Written instruction
Transcribe every line exactly and omit anything that is a picture.

Material
^^^^
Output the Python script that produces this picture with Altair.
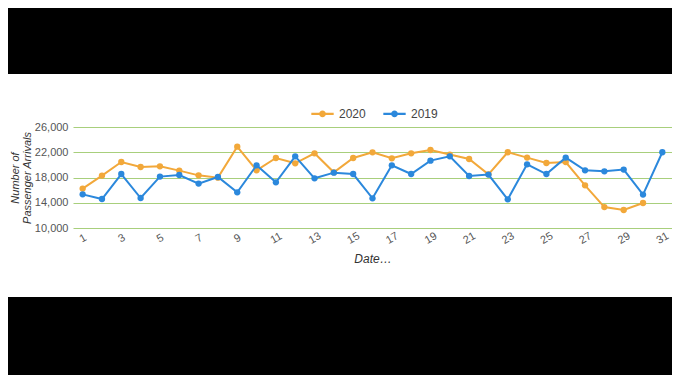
import altair as alt
import pandas as pd

days = list(range(1, 32))
arrivals_2020 = [16240, 18300, 20450, 19660, 19770, 19090, 18340, 17980, 22890, 19140,
                 21090, 20250, 21830, 18820, 21090, 21990, 21040, 21830, 22360, 21630,
                 20930, 18500, 22000, 21150, 20300, 20450, 16760, 13320, 12850, 13960, None]
arrivals_2019 = [15330, 14590, 18550, 14750, 18140, 18400, 17030, 18080, 15650, 19930,
                 17230, 21360, 17870, 18770, 18550, 14700, 19930, 18550, 20670, 21360,
                 18240, 18460, 14540, 20090, 18550, 21150, 19140, 18980, 19250, 15290, 22000]
series = ["2020", "2019"]
colors = ["#f2a83a", "#2b88dc"]
y_ticks = [10000, 14000, 18000, 22000, 26000]
x_ticks = list(range(1, 32, 2))

rows = []
for d, v in zip(days, arrivals_2020):
    rows.append({"day": d, "value": v, "year": "2020"})
for d, v in zip(days, arrivals_2019):
    rows.append({"day": d, "value": v, "year": "2019"})
df = pd.DataFrame(rows)

W, H = 599, 101
PAD = {"left": 65, "top": 119, "right": 0, "bottom": 147}

FONT = "Liberation Sans"

x_enc = alt.X("day:Q",
              scale=alt.Scale(domain=[0.5, 31.5], nice=False, zero=False),
              axis=alt.Axis(values=x_ticks, title="Date…", labelAngle=330,
                            labelAlign="center", labelBaseline="middle",
                            labelPadding=10, ticks=False, domain=False, grid=False,
                            labelFontSize=11, labelColor="#555", labelFont=FONT,
                            titleFont=FONT, titleFontSize=12, titleFontStyle="italic",
                            titleFontWeight="normal", titleColor="#333", titlePadding=8))
y_enc = alt.Y("value:Q",
              scale=alt.Scale(domain=[10000, 26000], nice=False, zero=False),
              axis=alt.Axis(values=y_ticks, format=",.0f", title=["Number of", "Passenger Arrivals"],
                            ticks=False, domain=False, grid=True, gridColor="#a8cf7c",
                            gridWidth=1, labelFontSize=11, labelColor="#555",
                            labelFont=FONT, labelPadding=5, titleFont=FONT,
                            titleFontSize=11, titleFontStyle="italic", titleLineHeight=12,
                            titleFontWeight="normal", titleColor="#333", titlePadding=2))
color_enc = alt.Color("year:N",
                      scale=alt.Scale(domain=series, range=colors),
                      legend=alt.Legend(title=None, orient="none", direction="horizontal",
                                        legendX=237, legendY=-26,
                                        symbolType="M-1,0L1,0M0.2,0A0.2,0.2,0,1,1,-0.2,0A0.2,0.2,0,1,1,0.2,0M0.1,0A0.1,0.1,0,1,1,-0.1,0A0.1,0.1,0,1,1,0.1,0",
                                        symbolSize=500, symbolStrokeWidth=2.2,
                                        labelFontSize=12, labelColor="#444", labelFont=FONT,
                                        labelOffset=4, columnPadding=12))

dummy = pd.DataFrame({"a": [0]})
top_bar = alt.Chart(dummy).mark_rect(color="black").encode(
    x=alt.value(-PAD["left"]), x2=alt.value(W + 10),
    y=alt.value(-PAD["top"]), y2=alt.value(-53))
bottom_bar = alt.Chart(dummy).mark_rect(color="black").encode(
    x=alt.value(-PAD["left"]), x2=alt.value(W + 10),
    y=alt.value(170), y2=alt.value(H + PAD["bottom"]))

layers = [top_bar, bottom_bar]
for s in series:
    base = alt.Chart(df).transform_filter(alt.datum.year == s)
    layers.append(base.mark_line(strokeWidth=2).encode(x=x_enc, y=y_enc, color=color_enc))
    layers.append(base.mark_point(filled=True, size=40, opacity=1).encode(
        x=x_enc, y=y_enc, color=color_enc))

chart = alt.layer(*layers).properties(
    width=W, height=H, padding=PAD,
    autosize=alt.AutoSizeParams(type="none"),
    background="white",
).configure_view(stroke=None)

chart.save("out.html", embed_options={"renderer": "svg", "actions": False})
^^^^
The response
Output the Python script that produces this picture with Altair.
import altair as alt
import pandas as pd

days = list(range(1, 32))
arrivals_2020 = [16240, 18300, 20450, 19660, 19770, 19090, 18340, 17980, 22890, 19140,
                 21090, 20250, 21830, 18820, 21090, 21990, 21040, 21830, 22360, 21630,
                 20930, 18500, 22000, 21150, 20300, 20450, 16760, 13320, 12850, 13960, None]
arrivals_2019 = [15330, 14590, 18550, 14750, 18140, 18400, 17030, 18080, 15650, 19930,
                 17230, 21360, 17870, 18770, 18550, 14700, 19930, 18550, 20670, 21360,
                 18240, 18460, 14540, 20090, 18550, 21150, 19140, 18980, 19250, 15290, 22000]
series = ["2020", "2019"]
colors = ["#f2a83a", "#2b88dc"]
y_ticks = [10000, 14000, 18000, 22000, 26000]
x_ticks = list(range(1, 32, 2))

rows = []
for d, v in zip(days, arrivals_2020):
    rows.append({"day": d, "value": v, "year": "2020"})
for d, v in zip(days, arrivals_2019):
    rows.append({"day": d, "value": v, "year": "2019"})
df = pd.DataFrame(rows)

W, H = 599, 101
PAD = {"left": 65, "top": 119, "right": 0, "bottom": 147}

FONT = "Liberation Sans"

x_enc = alt.X("day:Q",
              scale=alt.Scale(domain=[0.5, 31.5], nice=False, zero=False),
              axis=alt.Axis(values=x_ticks, title="Date…", labelAngle=330,
                            labelAlign="center", labelBaseline="middle",
                            labelPadding=10, ticks=False, domain=False, grid=False,
                            labelFontSize=11, labelColor="#555", labelFont=FONT,
                            titleFont=FONT, titleFontSize=12, titleFontStyle="italic",
                            titleFontWeight="normal", titleColor="#333", titlePadding=8))
y_enc = alt.Y("value:Q",
              scale=alt.Scale(domain=[10000, 26000], nice=False, zero=False),
              axis=alt.Axis(values=y_ticks, format=",.0f", title=["Number of", "Passenger Arrivals"],
                            ticks=False, domain=False, grid=True, gridColor="#a8cf7c",
                            gridWidth=1, labelFontSize=11, labelColor="#555",
                            labelFont=FONT, labelPadding=5, titleFont=FONT,
                            titleFontSize=11, titleFontStyle="italic", titleLineHeight=12,
                            titleFontWeight="normal", titleColor="#333", titlePadding=2))
color_enc = alt.Color("year:N",
                      scale=alt.Scale(domain=series, range=colors),
                      legend=alt.Legend(title=None, orient="none", direction="horizontal",
                                        legendX=237, legendY=-26,
                                        symbolType="M-1,0L1,0M0.2,0A0.2,0.2,0,1,1,-0.2,0A0.2,0.2,0,1,1,0.2,0M0.1,0A0.1,0.1,0,1,1,-0.1,0A0.1,0.1,0,1,1,0.1,0",
                                        symbolSize=500, symbolStrokeWidth=2.2,
                                        labelFontSize=12, labelColor="#444", labelFont=FONT,
                                        labelOffset=4, columnPadding=12))

dummy = pd.DataFrame({"a": [0]})
top_bar = alt.Chart(dummy).mark_rect(color="black").encode(
    x=alt.value(-PAD["left"]), x2=alt.value(W + 10),
    y=alt.value(-PAD["top"]), y2=alt.value(-53))
bottom_bar = alt.Chart(dummy).mark_rect(color="black").encode(
    x=alt.value(-PAD["left"]), x2=alt.value(W + 10),
    y=alt.value(170), y2=alt.value(H + PAD["bottom"]))

layers = [top_bar, bottom_bar]
for s in series:
    base = alt.Chart(df).transform_filter(alt.datum.year == s)
    layers.append(base.mark_line(strokeWidth=2).encode(x=x_enc, y=y_enc, color=color_enc))
    layers.append(base.mark_point(filled=True, size=40, opacity=1).encode(
        x=x_enc, y=y_enc, color=color_enc))

chart = alt.layer(*layers).properties(
    width=W, height=H, padding=PAD,
    autosize=alt.AutoSizeParams(type="none"),
    background="white",
).configure_view(stroke=None)

chart.save("out.html", embed_options={"renderer": "svg", "actions": False})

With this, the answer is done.